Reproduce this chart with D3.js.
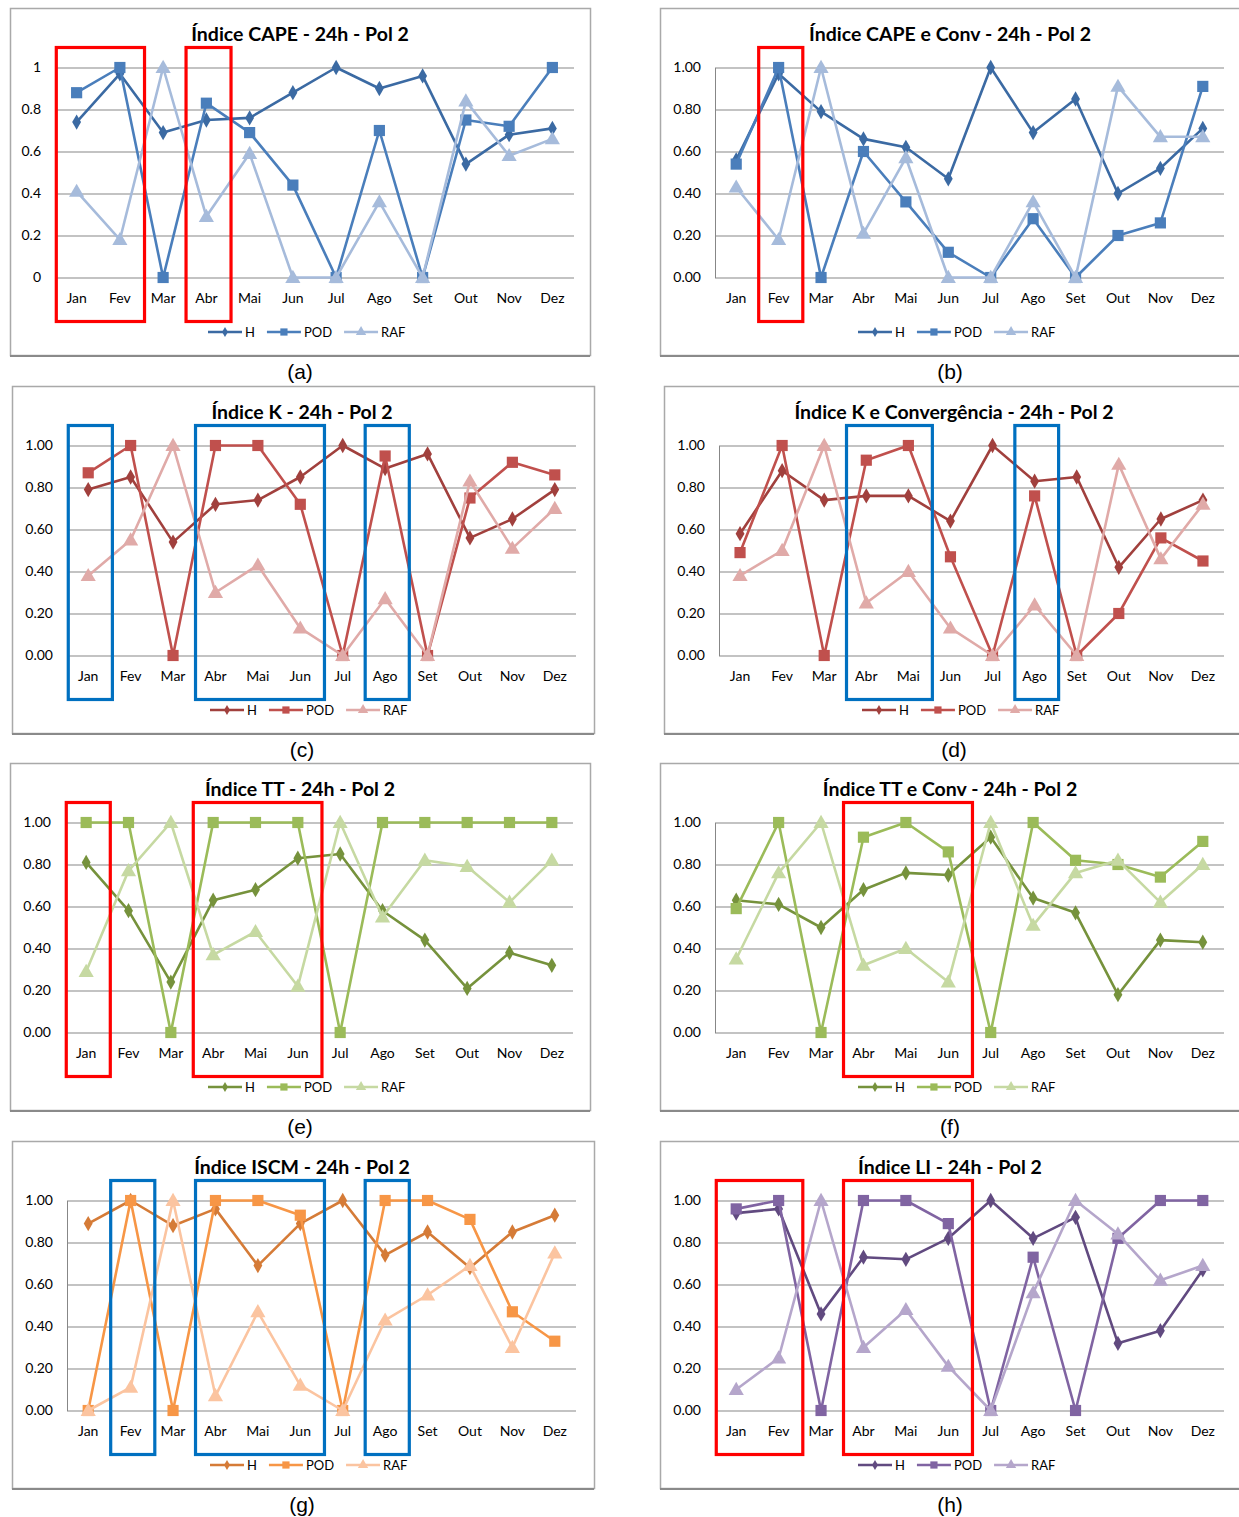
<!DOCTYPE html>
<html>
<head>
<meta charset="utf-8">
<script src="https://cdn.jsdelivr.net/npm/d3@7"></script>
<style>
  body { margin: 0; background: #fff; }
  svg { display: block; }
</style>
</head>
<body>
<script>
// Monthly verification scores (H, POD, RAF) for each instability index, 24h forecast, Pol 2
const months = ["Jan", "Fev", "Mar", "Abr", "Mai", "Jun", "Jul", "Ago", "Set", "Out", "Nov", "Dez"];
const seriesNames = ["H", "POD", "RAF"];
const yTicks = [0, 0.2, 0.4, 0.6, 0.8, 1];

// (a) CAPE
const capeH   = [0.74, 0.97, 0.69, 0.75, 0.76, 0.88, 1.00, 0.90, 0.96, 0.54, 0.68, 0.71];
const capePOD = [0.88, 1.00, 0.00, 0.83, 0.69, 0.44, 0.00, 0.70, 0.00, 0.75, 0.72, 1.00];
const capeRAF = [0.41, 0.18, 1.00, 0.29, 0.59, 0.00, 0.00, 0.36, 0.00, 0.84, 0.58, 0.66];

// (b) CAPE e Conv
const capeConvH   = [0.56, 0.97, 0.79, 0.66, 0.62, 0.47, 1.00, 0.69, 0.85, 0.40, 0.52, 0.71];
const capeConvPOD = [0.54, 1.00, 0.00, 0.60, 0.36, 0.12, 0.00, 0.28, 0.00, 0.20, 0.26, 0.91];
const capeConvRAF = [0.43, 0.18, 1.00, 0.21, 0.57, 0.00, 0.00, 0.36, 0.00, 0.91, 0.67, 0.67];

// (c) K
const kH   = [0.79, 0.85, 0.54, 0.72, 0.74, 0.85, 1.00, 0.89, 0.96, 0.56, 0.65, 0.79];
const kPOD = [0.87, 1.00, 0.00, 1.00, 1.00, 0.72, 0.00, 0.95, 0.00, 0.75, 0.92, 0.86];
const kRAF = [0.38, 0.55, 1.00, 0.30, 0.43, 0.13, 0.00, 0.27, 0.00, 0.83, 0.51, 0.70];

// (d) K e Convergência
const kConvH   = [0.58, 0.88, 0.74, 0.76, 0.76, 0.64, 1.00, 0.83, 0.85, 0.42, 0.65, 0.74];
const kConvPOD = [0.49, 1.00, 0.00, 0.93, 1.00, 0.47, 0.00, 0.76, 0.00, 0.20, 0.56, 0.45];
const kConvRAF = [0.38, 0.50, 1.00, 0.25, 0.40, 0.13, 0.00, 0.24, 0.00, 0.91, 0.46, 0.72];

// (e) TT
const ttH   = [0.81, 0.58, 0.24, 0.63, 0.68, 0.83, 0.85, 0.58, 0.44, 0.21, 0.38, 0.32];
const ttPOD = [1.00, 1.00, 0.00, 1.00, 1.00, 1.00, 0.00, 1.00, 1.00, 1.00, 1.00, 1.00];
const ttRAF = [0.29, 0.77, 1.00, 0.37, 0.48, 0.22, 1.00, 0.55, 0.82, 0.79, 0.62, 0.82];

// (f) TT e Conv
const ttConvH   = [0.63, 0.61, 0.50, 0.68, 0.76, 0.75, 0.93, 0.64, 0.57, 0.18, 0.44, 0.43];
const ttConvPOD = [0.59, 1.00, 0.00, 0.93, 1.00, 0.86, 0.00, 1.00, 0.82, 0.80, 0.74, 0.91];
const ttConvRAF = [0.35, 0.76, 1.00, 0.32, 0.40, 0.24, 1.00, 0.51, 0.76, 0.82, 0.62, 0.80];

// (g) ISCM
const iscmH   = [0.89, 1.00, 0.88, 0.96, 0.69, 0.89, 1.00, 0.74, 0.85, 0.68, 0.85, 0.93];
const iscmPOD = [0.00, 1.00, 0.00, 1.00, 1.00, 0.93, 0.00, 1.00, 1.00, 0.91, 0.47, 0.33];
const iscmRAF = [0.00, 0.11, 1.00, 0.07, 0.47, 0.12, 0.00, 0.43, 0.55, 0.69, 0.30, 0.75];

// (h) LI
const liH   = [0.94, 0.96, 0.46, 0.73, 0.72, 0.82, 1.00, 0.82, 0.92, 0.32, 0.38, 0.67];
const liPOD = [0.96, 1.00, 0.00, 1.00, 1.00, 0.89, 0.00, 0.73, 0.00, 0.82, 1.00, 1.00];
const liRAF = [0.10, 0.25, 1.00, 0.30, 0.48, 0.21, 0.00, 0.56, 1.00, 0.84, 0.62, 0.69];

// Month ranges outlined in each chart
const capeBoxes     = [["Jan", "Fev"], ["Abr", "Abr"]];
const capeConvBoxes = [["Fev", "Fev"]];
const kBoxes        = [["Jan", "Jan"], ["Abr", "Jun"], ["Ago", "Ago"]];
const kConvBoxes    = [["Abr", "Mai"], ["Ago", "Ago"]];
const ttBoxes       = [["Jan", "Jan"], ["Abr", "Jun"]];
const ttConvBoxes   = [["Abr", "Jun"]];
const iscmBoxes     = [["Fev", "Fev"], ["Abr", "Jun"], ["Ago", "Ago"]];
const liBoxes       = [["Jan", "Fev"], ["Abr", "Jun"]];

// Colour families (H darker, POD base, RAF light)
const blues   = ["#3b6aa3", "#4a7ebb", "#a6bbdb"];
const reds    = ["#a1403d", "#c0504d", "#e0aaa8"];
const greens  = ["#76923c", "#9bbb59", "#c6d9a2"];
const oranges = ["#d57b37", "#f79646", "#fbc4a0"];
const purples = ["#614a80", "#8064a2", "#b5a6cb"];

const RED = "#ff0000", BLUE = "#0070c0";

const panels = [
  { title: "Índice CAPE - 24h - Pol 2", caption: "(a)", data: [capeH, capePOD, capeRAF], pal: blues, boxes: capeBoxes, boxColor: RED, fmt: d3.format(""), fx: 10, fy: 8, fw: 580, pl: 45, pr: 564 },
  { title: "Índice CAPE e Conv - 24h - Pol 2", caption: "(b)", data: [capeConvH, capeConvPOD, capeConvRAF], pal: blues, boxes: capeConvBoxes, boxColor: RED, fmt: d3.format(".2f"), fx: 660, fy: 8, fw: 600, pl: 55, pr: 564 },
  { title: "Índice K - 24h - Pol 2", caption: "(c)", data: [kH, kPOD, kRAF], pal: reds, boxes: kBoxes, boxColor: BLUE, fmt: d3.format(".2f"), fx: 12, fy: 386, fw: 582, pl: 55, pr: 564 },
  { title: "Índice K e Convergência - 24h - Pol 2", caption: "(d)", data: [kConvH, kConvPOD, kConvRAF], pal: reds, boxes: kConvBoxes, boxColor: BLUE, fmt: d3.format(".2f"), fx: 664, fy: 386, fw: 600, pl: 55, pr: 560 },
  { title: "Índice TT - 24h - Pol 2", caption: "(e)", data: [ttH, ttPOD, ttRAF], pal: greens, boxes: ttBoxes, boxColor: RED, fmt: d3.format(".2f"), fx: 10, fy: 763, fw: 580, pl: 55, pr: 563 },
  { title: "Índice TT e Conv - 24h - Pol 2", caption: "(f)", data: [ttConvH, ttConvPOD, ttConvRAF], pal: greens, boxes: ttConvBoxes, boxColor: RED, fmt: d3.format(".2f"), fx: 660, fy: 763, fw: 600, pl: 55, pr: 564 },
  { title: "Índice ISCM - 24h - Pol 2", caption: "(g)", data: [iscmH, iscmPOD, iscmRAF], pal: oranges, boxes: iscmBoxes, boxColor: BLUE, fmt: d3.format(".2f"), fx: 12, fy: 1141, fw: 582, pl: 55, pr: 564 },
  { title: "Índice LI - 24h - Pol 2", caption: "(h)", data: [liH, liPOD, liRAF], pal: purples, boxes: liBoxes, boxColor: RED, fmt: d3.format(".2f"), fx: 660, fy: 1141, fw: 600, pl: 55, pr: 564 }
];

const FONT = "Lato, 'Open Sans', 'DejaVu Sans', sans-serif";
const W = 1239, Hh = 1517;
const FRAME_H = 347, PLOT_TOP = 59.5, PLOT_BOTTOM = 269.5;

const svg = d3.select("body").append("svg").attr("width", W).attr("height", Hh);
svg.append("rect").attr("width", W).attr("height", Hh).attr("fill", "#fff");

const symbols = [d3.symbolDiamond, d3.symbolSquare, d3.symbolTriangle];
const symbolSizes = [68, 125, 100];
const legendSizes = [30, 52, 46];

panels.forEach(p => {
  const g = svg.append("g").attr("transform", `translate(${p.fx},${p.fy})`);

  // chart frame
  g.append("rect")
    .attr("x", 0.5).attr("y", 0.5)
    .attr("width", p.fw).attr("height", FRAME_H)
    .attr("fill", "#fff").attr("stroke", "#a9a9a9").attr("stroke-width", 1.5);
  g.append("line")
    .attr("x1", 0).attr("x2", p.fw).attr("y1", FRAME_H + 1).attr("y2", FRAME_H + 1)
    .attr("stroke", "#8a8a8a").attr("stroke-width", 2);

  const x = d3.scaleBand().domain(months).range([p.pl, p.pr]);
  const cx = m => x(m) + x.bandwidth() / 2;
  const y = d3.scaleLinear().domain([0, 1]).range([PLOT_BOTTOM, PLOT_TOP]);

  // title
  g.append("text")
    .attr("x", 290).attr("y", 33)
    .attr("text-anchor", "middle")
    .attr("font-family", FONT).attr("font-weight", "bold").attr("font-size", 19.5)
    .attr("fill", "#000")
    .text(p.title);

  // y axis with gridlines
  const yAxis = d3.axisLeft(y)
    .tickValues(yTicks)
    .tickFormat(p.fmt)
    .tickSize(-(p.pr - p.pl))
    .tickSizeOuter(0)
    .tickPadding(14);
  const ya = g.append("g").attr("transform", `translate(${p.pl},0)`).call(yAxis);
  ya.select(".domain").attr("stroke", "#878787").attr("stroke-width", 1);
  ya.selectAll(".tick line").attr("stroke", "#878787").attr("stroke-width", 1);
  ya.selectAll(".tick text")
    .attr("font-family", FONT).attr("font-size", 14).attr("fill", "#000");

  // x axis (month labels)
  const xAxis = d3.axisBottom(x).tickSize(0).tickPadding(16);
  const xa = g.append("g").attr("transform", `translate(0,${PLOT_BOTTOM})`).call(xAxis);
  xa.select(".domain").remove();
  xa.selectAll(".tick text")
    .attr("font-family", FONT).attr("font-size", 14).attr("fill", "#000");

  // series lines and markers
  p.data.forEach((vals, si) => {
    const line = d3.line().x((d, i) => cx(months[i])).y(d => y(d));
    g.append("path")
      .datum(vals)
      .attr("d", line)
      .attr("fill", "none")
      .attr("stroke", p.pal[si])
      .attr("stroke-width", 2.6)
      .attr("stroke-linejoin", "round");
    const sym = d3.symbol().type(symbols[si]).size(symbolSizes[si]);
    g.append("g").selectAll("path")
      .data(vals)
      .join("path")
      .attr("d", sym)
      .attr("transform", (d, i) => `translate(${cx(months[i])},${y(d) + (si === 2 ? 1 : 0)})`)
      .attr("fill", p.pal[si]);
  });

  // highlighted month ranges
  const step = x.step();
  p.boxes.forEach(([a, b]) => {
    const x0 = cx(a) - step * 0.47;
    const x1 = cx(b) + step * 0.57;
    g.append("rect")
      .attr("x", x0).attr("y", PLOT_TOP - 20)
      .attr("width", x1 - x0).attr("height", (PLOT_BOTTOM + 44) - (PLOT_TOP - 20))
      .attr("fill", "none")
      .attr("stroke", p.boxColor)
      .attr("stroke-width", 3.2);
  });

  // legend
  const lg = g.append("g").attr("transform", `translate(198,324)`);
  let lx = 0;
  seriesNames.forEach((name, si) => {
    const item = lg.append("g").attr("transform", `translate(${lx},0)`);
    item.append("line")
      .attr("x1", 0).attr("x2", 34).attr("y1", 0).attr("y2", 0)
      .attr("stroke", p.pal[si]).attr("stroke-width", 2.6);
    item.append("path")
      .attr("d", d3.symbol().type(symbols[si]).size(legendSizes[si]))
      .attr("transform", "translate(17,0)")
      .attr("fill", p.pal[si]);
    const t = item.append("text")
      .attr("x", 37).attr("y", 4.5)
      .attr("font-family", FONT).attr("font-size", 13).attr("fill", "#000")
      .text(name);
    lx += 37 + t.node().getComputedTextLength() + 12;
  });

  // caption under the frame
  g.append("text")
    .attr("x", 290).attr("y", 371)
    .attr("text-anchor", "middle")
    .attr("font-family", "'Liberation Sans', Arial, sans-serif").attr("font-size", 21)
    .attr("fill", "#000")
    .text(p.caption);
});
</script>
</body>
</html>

▬▬▬

Restate exactly, please, only the lines between the start of the data and the line containing "0.91, 0.46, 0.72];", both ends included, skipping the pictures.

Reproduce this chart with D3.js.
<!DOCTYPE html>
<html>
<head>
<meta charset="utf-8">
<script src="https://cdn.jsdelivr.net/npm/d3@7"></script>
<style>
  body { margin: 0; background: #fff; }
  svg { display: block; }
</style>
</head>
<body>
<script>
// Monthly verification scores (H, POD, RAF) for each instability index, 24h forecast, Pol 2
const months = ["Jan", "Fev", "Mar", "Abr", "Mai", "Jun", "Jul", "Ago", "Set", "Out", "Nov", "Dez"];
const seriesNames = ["H", "POD", "RAF"];
const yTicks = [0, 0.2, 0.4, 0.6, 0.8, 1];

// (a) CAPE
const capeH   = [0.74, 0.97, 0.69, 0.75, 0.76, 0.88, 1.00, 0.90, 0.96, 0.54, 0.68, 0.71];
const capePOD = [0.88, 1.00, 0.00, 0.83, 0.69, 0.44, 0.00, 0.70, 0.00, 0.75, 0.72, 1.00];
const capeRAF = [0.41, 0.18, 1.00, 0.29, 0.59, 0.00, 0.00, 0.36, 0.00, 0.84, 0.58, 0.66];

// (b) CAPE e Conv
const capeConvH   = [0.56, 0.97, 0.79, 0.66, 0.62, 0.47, 1.00, 0.69, 0.85, 0.40, 0.52, 0.71];
const capeConvPOD = [0.54, 1.00, 0.00, 0.60, 0.36, 0.12, 0.00, 0.28, 0.00, 0.20, 0.26, 0.91];
const capeConvRAF = [0.43, 0.18, 1.00, 0.21, 0.57, 0.00, 0.00, 0.36, 0.00, 0.91, 0.67, 0.67];

// (c) K
const kH   = [0.79, 0.85, 0.54, 0.72, 0.74, 0.85, 1.00, 0.89, 0.96, 0.56, 0.65, 0.79];
const kPOD = [0.87, 1.00, 0.00, 1.00, 1.00, 0.72, 0.00, 0.95, 0.00, 0.75, 0.92, 0.86];
const kRAF = [0.38, 0.55, 1.00, 0.30, 0.43, 0.13, 0.00, 0.27, 0.00, 0.83, 0.51, 0.70];

// (d) K e Convergência
const kConvH   = [0.58, 0.88, 0.74, 0.76, 0.76, 0.64, 1.00, 0.83, 0.85, 0.42, 0.65, 0.74];
const kConvPOD = [0.49, 1.00, 0.00, 0.93, 1.00, 0.47, 0.00, 0.76, 0.00, 0.20, 0.56, 0.45];
const kConvRAF = [0.38, 0.50, 1.00, 0.25, 0.40, 0.13, 0.00, 0.24, 0.00, 0.91, 0.46, 0.72];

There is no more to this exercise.